Just think of Jane Austen laughing her head off as she brilliantly parodied Boccaccio’s small tale with the episode in which Catherine is virtually abducted by Thorpe in his carriage and is held as a captive audience to his boastful drivel, until we read:

““Good heavens!” cried Catherine, quite frightened. “Then pray let us turn back; they will certainly meet with an accident if we go on. Do let us turn back, Mr. Thorpe; stop and speak to my brother, and tell him how very unsafe it is.”
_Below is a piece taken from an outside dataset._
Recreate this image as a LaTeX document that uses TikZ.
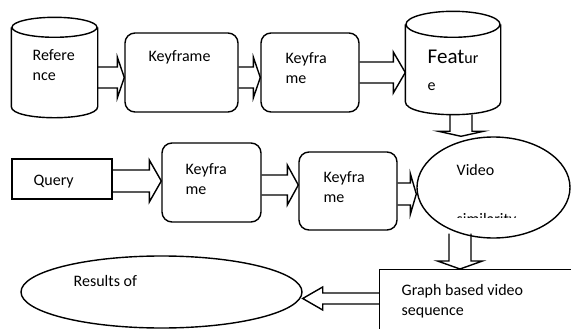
\documentclass[tikz,border=0pt]{standalone}
\usepackage{fontspec}
\setmainfont{Carlito}
\usetikzlibrary{calc}
\usetikzlibrary{shapes}
\usetikzlibrary{positioning}

\begin{document}
\begin{tikzpicture}[x=1pt,y=-1pt,line width=1.4pt,
        every node/.style={font=\fontsize{16}{20}\selectfont},
        box/.style={draw,rounded corners=10pt},
        body/.style={inner sep=0pt},
        txt/.style={anchor=west,align=left,inner sep=0pt},
        fat/.style n args={3}{to path={
            ($(\tikztostart)!#1!90:(\tikztotarget)$)
            -- ($(\tikztotarget)!#3!(\tikztostart)!#1!90:(\tikztotarget)$)
            -- ($(\tikztotarget)!#3!(\tikztostart)!#2!90:(\tikztotarget)$)
            -- (\tikztotarget)
            -- ($(\tikztotarget)!#3!(\tikztostart)!#2!-90:(\tikztotarget)$)
            -- ($(\tikztotarget)!#3!(\tikztostart)!#1!-90:(\tikztotarget)$)
            -- ($(\tikztostart)!#1!-90:(\tikztotarget)$)}}]

        \useasboundingbox (0,0) rectangle (571,329);
        \clip (0,0) rectangle (571,329);

        % cylinders
        \node[body,minimum width=85,minimum height=78] (ref) at (54.5,67) {};
        \draw (ref.north west) -- (ref.south west) .. controls +(0,14.7) and +(0,14.7) .. (ref.south east) -- (ref.north east);
        \draw (ref.north) ellipse [x radius=42.5,y radius=10];
        \node[body,minimum width=94,minimum height=76] (feat) at (453,63) {};
        \draw (feat.north west) -- (feat.south west) .. controls +(0,17.3) and +(0,17.3) .. (feat.south east) -- (feat.north east);
        \draw (feat.north) ellipse [x radius=47,y radius=13];
        \coordinate (feat-b) at ($(feat.south)+(8,13)$);

        \node[box,minimum width=113,minimum height=79] (kf1) at (181.5,72.5) {};
        \node[box,minimum width=98,minimum height=79] (kf2) at (310,72.5) {};

        \node[txt] (ref-t) at (32,65) {Refere\\nce};
        \node[txt] (kf1-t) at (148,57) {Keyframe};
        \node[txt] (kf2-t) at (285,68.5) {Keyfra\\me};
        \node[txt,font=\fontsize{16}{27}\selectfont] (feat-t) at (427,70) {{\fontsize{21}{27}\selectfont Feat}ur\\e};

        \draw[fat={10.5pt}{20.5pt}{7pt}] (ref.east |- 0,77.5) to (kf1.west |- 0,77.5);
        \draw[fat={10.5pt}{20.5pt}{7pt}] (kf1.east |- 0,77.5) to (kf2.west |- 0,77.5);
        \draw[fat={10.5pt}{20.5pt}{12pt}] (kf2.east |- 0,72.5) to (feat.west |- 0,72.5);

        \node[draw,minimum width=100,minimum height=40] (query) at (62,179) {};
        \node[box,minimum width=99,minimum height=79] (kf3) at (211.5,182.5) {};
        \node[box,minimum width=98,minimum height=78] (kf4) at (348,191) {};
        \node[draw,ellipse,minimum width=153,minimum height=101] (video) at (493.5,187.5) {};

        \node[txt] (query-t) at (33,182) {Query};
        \node[txt] (kf3-t) at (185,179) {Keyfra\\me};
        \node[txt] (kf4-t) at (323,187.5) {Keyfra\\me};
        \node[txt] (video-t) at (456,170) {Video};
        \begin{scope}
            \clip (440,200) rectangle (540,217);
            \node[txt,anchor=base west] (sim-t) at (456,224) {similarity};
        \end{scope}

        \draw[fat={11pt}{22.5pt}{5pt}] (feat-b) to (video.north -| feat-b);
        \draw[fat={11pt}{21pt}{12pt}] (query.east |- 0,181) to (kf3.west |- 0,181);
        \draw[fat={10pt}{20pt}{11pt}] (kf3.east |- 0,185) to (kf4.west |- 0,185);
        \draw[fat={11pt}{20.5pt}{6pt}] (kf4.east |- 0,194) to (video.west |- 0,194);

        \node[draw,minimum width=230,minimum height=100,anchor=north west] (graph) at (379,269) {};
        \node[draw,ellipse,minimum width=281,minimum height=72] (res) at (161.5,292) {};

        \node[txt] (graph-t) at (401,301.5) {Graph based video\\sequence};
        \node[txt] (res-t) at (73,281) {Results of};

        \draw[fat={11pt}{22.5pt}{8pt}] (video.234.6) to (graph.north -| video.234.6);
        \draw[fat={5.5pt}{11.5pt}{20pt}] (graph.west |- 0,298.5) to (res.east |- 0,298.5);

\end{tikzpicture}
\end{document}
So I hope you’ll now agree that Jane Austen had indeed read “the Italian” master Boccaccio, and also the man from Stratford, very closely indeed, and then reflected her understanding of Shakespeare’s borrowing from Boccaccio, in her “tenfold” subtext in NA. And, last but not least, the Boccaccio allusion in NA is not entirely a laughing matter --- just as Boccaccio’s tales were told during a “plague”, so too did Jane Austen write her novel during a “plague”—the epidemic of death in childbirth among English gentlewomen, as symbolized by the ghost of Mrs. Tilney.